If you don’t get the bite the first time you do this, just keep doing the same thing time after time, always trying to keep the lure in the strike zone as long as possible until you get the bite. You can try not moving the lure at all – or try imparting some faint vibrations with the rod tip while trying not to move the lure forward off the nest.
This is one of the most fascinating ways to fish for bass – and something you really cannot experience during the other ten months of the year.
Do’s and Don’ts
Kindly remember the following two important points to minimize any possible negative impact of bed fishing:
– Never keep fish that are caught on the spawning beds or nursery grounds
– Always release fish in the same place you caught them
If we follow these practices, we will reduce any possible impact of fishing during May and June.
The one situation where I always refrain from casting over a bed is when I see that the male and female are doing their thing, rubbing over and against one another. That means that they are dispensing their eggs and fertilizing milt onto the nest. They can do this many times and with several mates in the area over the course of at least several days. If you catch a fish then, you will see how she/he expresses the eggs/milt over your hand, because of the stress of capture. And that is the shame, because it would otherwise mean more bass for you in the near future.
As the month of June fully unfolds, the bass will finish the job of protecting the offspring, and the parents will start to relocate in postspawn locations such as nearby deep drop-offs. They will show an indifferent attitude for just a few days as they simply rest and recuperate during the so-called “postspawn funk.” Fish will soon shake this funk off and start destroying your lures (if you can find the right pattern) because they have to begin refueling and filling their bellies due to depleting their fat reserves over the last month while taking care of the nest and fry. But to know more about postspawn fishing, you will have to wait for my next story!
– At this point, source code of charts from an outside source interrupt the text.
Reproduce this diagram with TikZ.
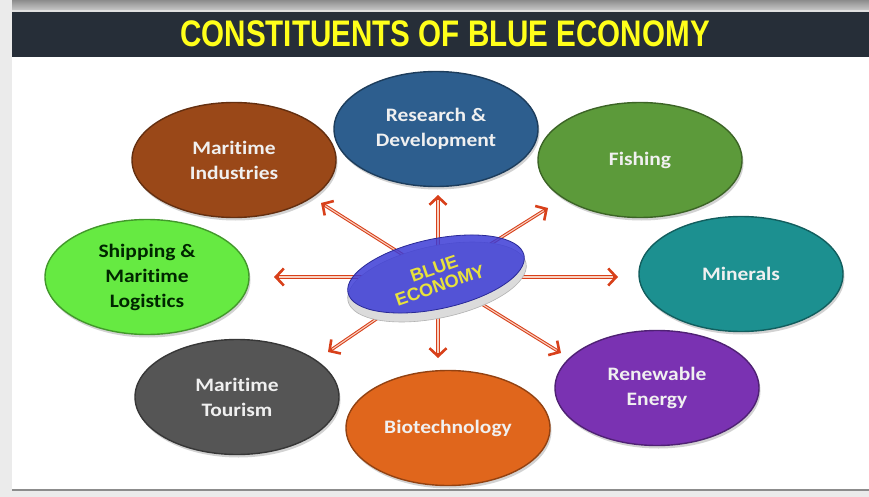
\documentclass[tikz,border=0pt]{standalone}
\usepackage{fontspec}
\setmainfont[Ligatures=NoCommon, FakeStretch=1.13]{Carlito}
\newfontfamily\titlefont[FakeStretch=0.80]{Liberation Sans}
\newfontfamily\hubfont{Liberation Sans}
\usetikzlibrary{shapes.geometric,shadows,arrows.meta}

\definecolor{barbg}{HTML}{262E38}
\definecolor{titleyellow}{HTML}{FFFF1A}
\definecolor{arrowred}{HTML}{D8401A}
\definecolor{arrowcore}{HTML}{F8D0C0}
\definecolor{hubblue}{HTML}{3A3AD6}
\definecolor{hubtext}{HTML}{E8E23C}
\definecolor{cResearch}{HTML}{2D5E8E}
\definecolor{cIndustry}{HTML}{9A4818}
\definecolor{cFishing}{HTML}{5C9A3A}
\definecolor{cShipping}{HTML}{66EA42}
\definecolor{cMinerals}{HTML}{1C9090}
\definecolor{cTourism}{HTML}{555555}
\definecolor{cBiotech}{HTML}{E0661C}
\definecolor{cEnergy}{HTML}{7A32B2}

\tikzset{
  blob/.style={ellipse, minimum width=204pt, minimum height=115pt, inner sep=0pt,
    align=center, font=\bfseries\fontsize{19}{25}\selectfont, text=white!94!black,
    fill=#1, draw=#1!65!black, line width=1.4pt,
    drop shadow={shadow xshift=1.5pt, shadow yshift=-3pt, opacity=0.35}},
  rayout/.style={draw=arrowred, line width=3.2pt,
    -{Straight Barb[length=8pt, width=17pt, line width=2.6pt]}},
  raycore/.style={draw=arrowcore, line width=1.1pt, shorten >=5pt},
}

\begin{document}
\begin{tikzpicture}[x=1pt, y=-1pt]
  % page frame
  \useasboundingbox (0,0) rectangle (869,497);
  \fill[black!8] (0,0) rectangle (869,497);
  \fill[white] (12,57) rectangle (869,489);
  \fill[black!45] (12,489) rectangle (869,491);
  \shade[top color=black!45, bottom color=black!22] (12,0) rectangle (869,10);
  \fill[black!12] (12,10) rectangle (869,12);
  \fill[barbg] (12,12) rectangle (869,57);
  \node[font=\titlefont\bfseries\fontsize{37}{38}\selectfont, text=titleyellow]
    (title) at (445,34) {CONSTITUENTS OF BLUE ECONOMY};

  % outer topics
  \node[blob=cResearch] (rd)   at (436,129) {Research \&\\Development};
  \node[blob=cIndustry] (mi)   at (234,160) {Maritime\\Industries};
  \node[blob=cFishing]  (fish) at (640,160) {Fishing};
  \node[blob=cShipping, text=black!85!green] (ship) at (147,277) {Shipping \&\\Maritime\\Logistics};
  \node[blob=cMinerals] (min)  at (741,274) {Minerals};
  \node[blob=cTourism]  (tour) at (237,397) {Maritime\\Tourism};
  \node[blob=cBiotech]  (bio)  at (448,428) {Biotechnology};
  \node[blob=cEnergy]   (ren)  at (657,388) {Renewable\\Energy};

  % arrow tips around the hub
  \coordinate (hub) at (438,277);
  \coordinate (tUp) at (438,195);
  \coordinate (tUL) at (321,203);
  \coordinate (tUR) at (548,208);
  \coordinate (tL)  at (274,277);
  \coordinate (tR)  at (618,277);
  \coordinate (tDL) at (328,352);
  \coordinate (tD)  at (438,358);
  \coordinate (tDR) at (561,353);

  \foreach \t in {tUp,tUL,tUR,tL,tR,tDL,tD,tDR}{
    \draw[rayout] (hub) -- (\t);
    \draw[raycore] (hub) -- (\t);
  }

  % hub button
  \node[ellipse, rotate=12, minimum width=182pt, minimum height=72pt,
        fill=black!14, draw=black!30, line width=0.6pt] (hubrim) at (437,282) {};
  \node[ellipse, rotate=12, minimum width=180pt, minimum height=70pt,
        fill=hubblue, fill opacity=0.84, draw=hubblue!70!black, line width=0.8pt] (hubdisc) at (436,274) {};
  \node[rotate=19, align=center, text=hubtext, inner sep=0pt,
        font=\hubfont\bfseries\fontsize{18}{18}\selectfont] (hublabel) at (437,277) {BLUE\\ECONOMY};
\end{tikzpicture}
\end{document}
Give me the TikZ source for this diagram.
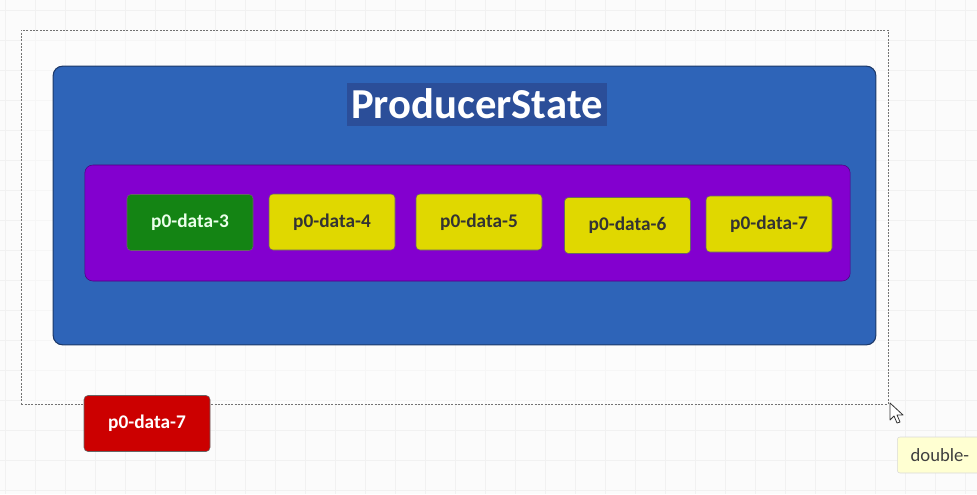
\documentclass[tikz,border=0pt]{standalone}
\usepackage{fontspec}
\setmainfont{Carlito}
\definecolor{bgc}{HTML}{FBFBFB}
\definecolor{gridc}{HTML}{F1F1F1}
\definecolor{bluec}{HTML}{2E64B8}
\definecolor{bluedk}{HTML}{2A5296}
\definecolor{selc}{HTML}{2B4E99}
\definecolor{purc}{HTML}{8300CF}
\definecolor{greenc}{HTML}{148414}
\definecolor{yelc}{HTML}{E0D800}
\definecolor{redc}{HTML}{CC0000}
\definecolor{tipc}{HTML}{FFFFD2}
\tikzset{
  databox/.style={draw=black!60, rounded corners=3pt, minimum width=94.5pt, minimum height=42pt, font=\bfseries\fontsize{14.5}{16}\selectfont, inner sep=0pt},
  yelbox/.style={databox, fill=yelc, text=black!80},
  grnbox/.style={databox, fill=greenc, text=white!92!green},
  redbox/.style={databox, fill=redc, text=white},
}
\begin{document}
\begin{tikzpicture}[x=0.75pt,y=-0.75pt]
\useasboundingbox (0,0) rectangle (977,494);
\fill[bgc] (0,0) rectangle (977,494);
\foreach \gx in {5,35,...,975} \draw[gridc, line width=0.5pt] (\gx,0) -- (\gx,494);
\foreach \gy in {10,40,...,490} \draw[gridc, line width=0.5pt] (0,\gy) -- (977,\gy);
% selection frame
\node[draw=black!55, dashed, dash pattern=on 1.5pt off 1pt, line width=0.5pt, minimum width=650pt, minimum height=280.5pt, inner sep=0pt, fill=white, fill opacity=0.4, text opacity=1] (sel) at (454.5,217) {};
% outer blue container
\node[draw=bluedk!70!black, fill=bluec, rounded corners=7pt, minimum width=617pt, minimum height=209pt, inner sep=0pt, line width=0.8pt] (outer) at (464.5,205.5) {};
\node[fill=selc, text=white, font=\bfseries\fontsize{32}{34}\selectfont, inner sep=0pt, minimum width=195pt, minimum height=32pt] (title) at (477,104.5) {\raisebox{1.5pt}{ProducerState}};
% purple container
\node[draw=purc!60!black, fill=purc, rounded corners=6pt, minimum width=574pt, minimum height=87pt, inner sep=0pt] (inner) at (467.5,223) {};
% data boxes
\node[grnbox] (d3) at (190,222.5) {p0-data-3};
\node[yelbox] (d4) at (332,222) {p0-data-4};
\node[yelbox] (d5) at (479,222) {p0-data-5};
\node[yelbox] (d6) at (627.5,225.5) {p0-data-6};
\node[yelbox] (d7) at (769,224) {p0-data-7};
% dragged box
\node[redbox] (r7) at (147,423.5) {p0-data-7};
% mouse cursor
\draw[fill=white, draw=black!80, line width=0.6pt, line join=round] (890,403) -- (890,420) -- (894,416) -- (897,423) -- (900,422) -- (897,415) -- (903,415) -- cycle;
% tooltip
\node[draw=black!15, fill=tipc, rounded corners=2pt, anchor=west, minimum height=27pt, minimum width=70pt, inner sep=0pt, text=black!75, font=\fontsize{14}{16}\selectfont, text width=62pt, align=left] (tip) at (897,455) {\hspace*{6pt}double-};
\end{tikzpicture}
\end{document}
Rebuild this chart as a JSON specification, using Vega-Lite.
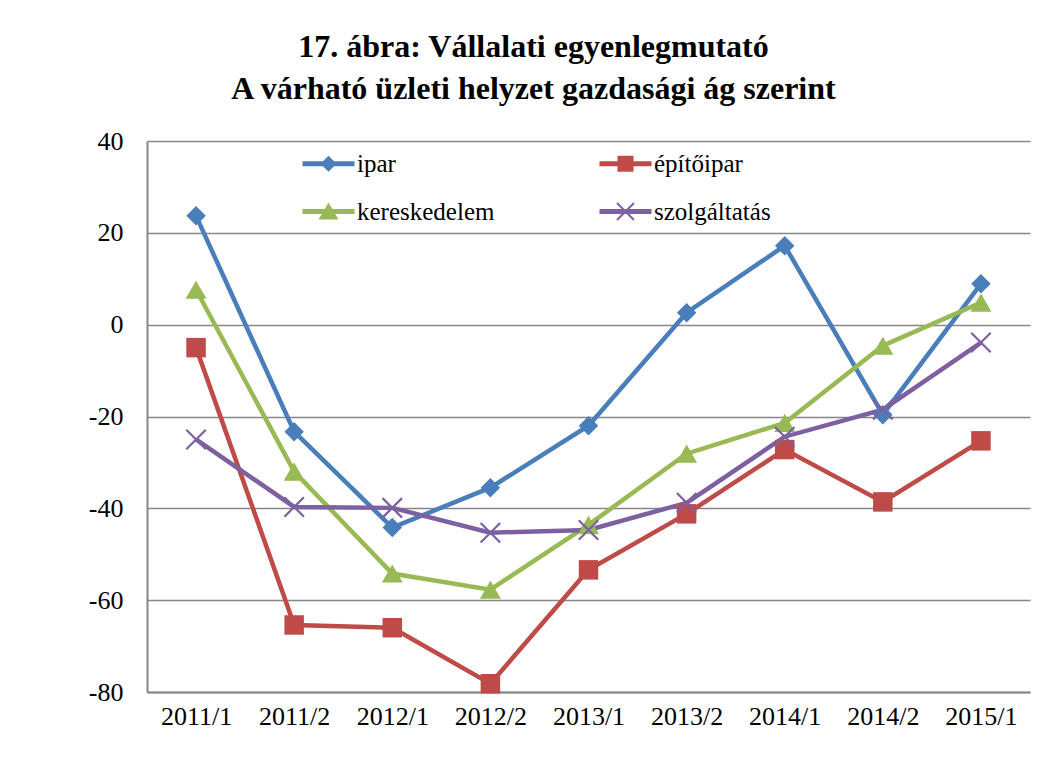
{
  "$schema": "https://vega.github.io/schema/vega-lite/v6.json",
  "autosize": {"type": "none"},
  "width": 883,
  "height": 551,
  "padding": {"left": 147, "top": 141, "right": 16, "bottom": 66},
  "background": "white",
  "title": {
    "text": ["17. ábra: Vállalati egyenlegmutató", "A várható üzleti helyzet gazdasági ág szerint"],
    "font": "Liberation Serif",
    "fontSize": 32,
    "fontWeight": "bold",
    "color": "black",
    "anchor": "middle",
    "dx": -55,
    "lineHeight": 42,
    "baseline": "bottom",
    "offset": -10
  },
  "data": {
    "values": [
      {"p": "2011/1", "s": "ipar", "v": 23.7},
      {"p": "2011/2", "s": "ipar", "v": -23.3},
      {"p": "2012/1", "s": "ipar", "v": -44.2},
      {"p": "2012/2", "s": "ipar", "v": -35.5},
      {"p": "2013/1", "s": "ipar", "v": -22.0},
      {"p": "2013/2", "s": "ipar", "v": 2.6},
      {"p": "2014/1", "s": "ipar", "v": 17.2},
      {"p": "2014/2", "s": "ipar", "v": -19.6},
      {"p": "2015/1", "s": "ipar", "v": 8.9},
      {"p": "2011/1", "s": "építőipar", "v": -5.0},
      {"p": "2011/2", "s": "építőipar", "v": -65.4},
      {"p": "2012/1", "s": "építőipar", "v": -66.0},
      {"p": "2012/2", "s": "építőipar", "v": -78.2},
      {"p": "2013/1", "s": "építőipar", "v": -53.4},
      {"p": "2013/2", "s": "építőipar", "v": -41.2},
      {"p": "2014/1", "s": "építőipar", "v": -27.2},
      {"p": "2014/2", "s": "építőipar", "v": -38.6},
      {"p": "2015/1", "s": "építőipar", "v": -25.3},
      {"p": "2011/1", "s": "kereskedelem", "v": 7.6},
      {"p": "2011/2", "s": "kereskedelem", "v": -32.0},
      {"p": "2012/1", "s": "kereskedelem", "v": -54.2},
      {"p": "2012/2", "s": "kereskedelem", "v": -57.7},
      {"p": "2013/1", "s": "kereskedelem", "v": -43.6},
      {"p": "2013/2", "s": "kereskedelem", "v": -28.1},
      {"p": "2014/1", "s": "kereskedelem", "v": -21.4},
      {"p": "2014/2", "s": "kereskedelem", "v": -4.6},
      {"p": "2015/1", "s": "kereskedelem", "v": 4.8},
      {"p": "2011/1", "s": "szolgáltatás", "v": -25.0},
      {"p": "2011/2", "s": "szolgáltatás", "v": -39.7},
      {"p": "2012/1", "s": "szolgáltatás", "v": -39.9},
      {"p": "2012/2", "s": "szolgáltatás", "v": -45.3},
      {"p": "2013/1", "s": "szolgáltatás", "v": -44.7},
      {"p": "2013/2", "s": "szolgáltatás", "v": -38.8},
      {"p": "2014/1", "s": "szolgáltatás", "v": -24.4},
      {"p": "2014/2", "s": "szolgáltatás", "v": -18.5},
      {"p": "2015/1", "s": "szolgáltatás", "v": -3.9}
    ]
  },
  "encoding": {
    "x": {
      "field": "p",
      "type": "ordinal",
      "scale": {"type": "point", "padding": 0.5},
      "axis": {
        "title": null,
        "labelAngle": 0,
        "labelFont": "Liberation Serif",
        "labelFontSize": 26,
        "labelColor": "black",
        "labelPadding": 11,
        "ticks": false,
        "domainColor": "#868686",
        "domainWidth": 2,
        "grid": false
      }
    },
    "y": {
      "field": "v",
      "type": "quantitative",
      "scale": {"domain": [-80, 40], "nice": false, "zero": false},
      "axis": {
        "title": null,
        "values": [-80, -60, -40, -20, 0, 20, 40],
        "labelExpr": "'' + datum.value",
        "labelFont": "Liberation Serif",
        "labelFontSize": 26,
        "labelColor": "black",
        "labelPadding": 24,
        "ticks": false,
        "domainColor": "#868686",
        "domainWidth": 2,
        "grid": true,
        "gridColor": "#868686",
        "gridWidth": 1.5
      }
    }
  },
  "layer": [
    {
      "mark": {"type": "point", "filled": true, "opacity": 0, "strokeWidth": 0},
      "encoding": {
        "color": {
          "field": "s",
          "type": "nominal",
          "scale": {
            "domain": ["ipar", "építőipar", "kereskedelem", "szolgáltatás"],
            "range": ["#4A7EBB", "#BE4B48", "#98B954", "#7D60A0"]
          },
          "legend": {
            "title": null,
            "orient": "none",
            "direction": "horizontal",
            "columns": 2,
            "legendX": 169,
            "legendY": 10,
            "padding": 0,
            "symbolSize": 400,
            "symbolOpacity": 1,
            "symbolStrokeWidth": 0,
            "labelOffset": 16,
            "labelFont": "Liberation Serif",
            "labelFontSize": 25,
            "labelColor": "black",
            "columnPadding": 104,
            "rowPadding": 22
          }
        },
        "shape": {
          "field": "s",
          "type": "nominal",
          "scale": {
            "domain": ["ipar", "építőipar", "kereskedelem", "szolgáltatás"],
            "range": [
              "M-2.6,-0.25L2.6,-0.25L2.6,0.25L-2.6,0.25Z M0,-0.8L0.8,0L0,0.8L-0.8,0Z",
              "M-2.6,-0.25L2.6,-0.25L2.6,0.25L-2.6,0.25Z M-0.8,-0.8L0.8,-0.8L0.8,0.8L-0.8,0.8Z",
              "M-2.6,-0.25L2.6,-0.25L2.6,0.25L-2.6,0.25Z M0,-0.9L1,0.8L-1,0.8Z",
              "M-2.6,-0.25L2.6,-0.25L2.6,0.25L-2.6,0.25Z M-0.78,-0.92L0.92,0.78L0.78,0.92L-0.92,-0.78Z M-0.92,0.78L0.78,-0.92L0.92,-0.78L-0.78,0.92Z"
            ]
          },
          "legend": {
            "title": null,
            "orient": "none",
            "direction": "horizontal",
            "columns": 2,
            "legendX": 169,
            "legendY": 10,
            "padding": 0,
            "symbolSize": 400,
            "symbolOpacity": 1,
            "symbolStrokeWidth": 0,
            "labelOffset": 16,
            "labelFont": "Liberation Serif",
            "labelFontSize": 25,
            "labelColor": "black",
            "columnPadding": 104,
            "rowPadding": 22
          }
        }
      }
    },
    {
      "mark": {"type": "line", "strokeWidth": 4.5},
      "encoding": {
        "color": {"field": "s", "type": "nominal", "legend": null}
      }
    },
    {
      "transform": [{"filter": "datum.s === 'ipar'"}],
      "mark": {"type": "point", "filled": true, "opacity": 1, "strokeWidth": 0, "shape": "diamond", "size": 380},
      "encoding": {"color": {"field": "s", "type": "nominal", "legend": null}}
    },
    {
      "transform": [{"filter": "datum.s === 'építőipar'"}],
      "mark": {"type": "point", "filled": true, "opacity": 1, "strokeWidth": 0, "shape": "square", "size": 380},
      "encoding": {"color": {"field": "s", "type": "nominal", "legend": null}}
    },
    {
      "transform": [{"filter": "datum.s === 'kereskedelem'"}],
      "mark": {"type": "point", "filled": true, "opacity": 1, "strokeWidth": 0, "shape": "triangle-up", "size": 440},
      "encoding": {"color": {"field": "s", "type": "nominal", "legend": null}}
    },
    {
      "transform": [{"filter": "datum.s === 'szolgáltatás'"}],
      "mark": {"type": "point", "filled": true, "opacity": 1, "strokeWidth": 0, "shape": "M-0.92,-1.08L1.08,0.92L0.92,1.08L-1.08,-0.92Z M-1.08,0.92L0.92,-1.08L1.08,-0.92L-0.92,1.08Z", "size": 380},
      "encoding": {"color": {"field": "s", "type": "nominal", "legend": null}}
    }
  ],
  "config": {
    "font": "Liberation Serif",
    "view": {"stroke": null},
    "range": {"category": ["#4A7EBB", "#BE4B48", "#98B954", "#7D60A0"]},
    "axis": {"labelFont": "Liberation Serif"},
    "legend": {"labelFont": "Liberation Serif", "labelFontSize": 25, "labelColor": "black"}
  }
}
In some countries and specific lakes in Europe, bass fishing season is closed during the spawning months, and I hear that this is similar – bass fishing is prohibited during spawning months in some states in the upper half of the USA. Personally, I think that there are other ways to still fish responsibly during May and June while limiting the impact that anglers may possibly make on the nursery grounds…but nevertheless, where prohibitions are in effect, I dutifully follow them. Of course, I would like to add that if you have to wait until spawning season is over before bass fishing officially opens in your country, state or lake – that means you have already missed the best and easiest time of year to catch big bass. On the other hand, if spawning season is open to fishing, then certainly don’t miss it! Go bed fishing! Just act responsibly and have fun.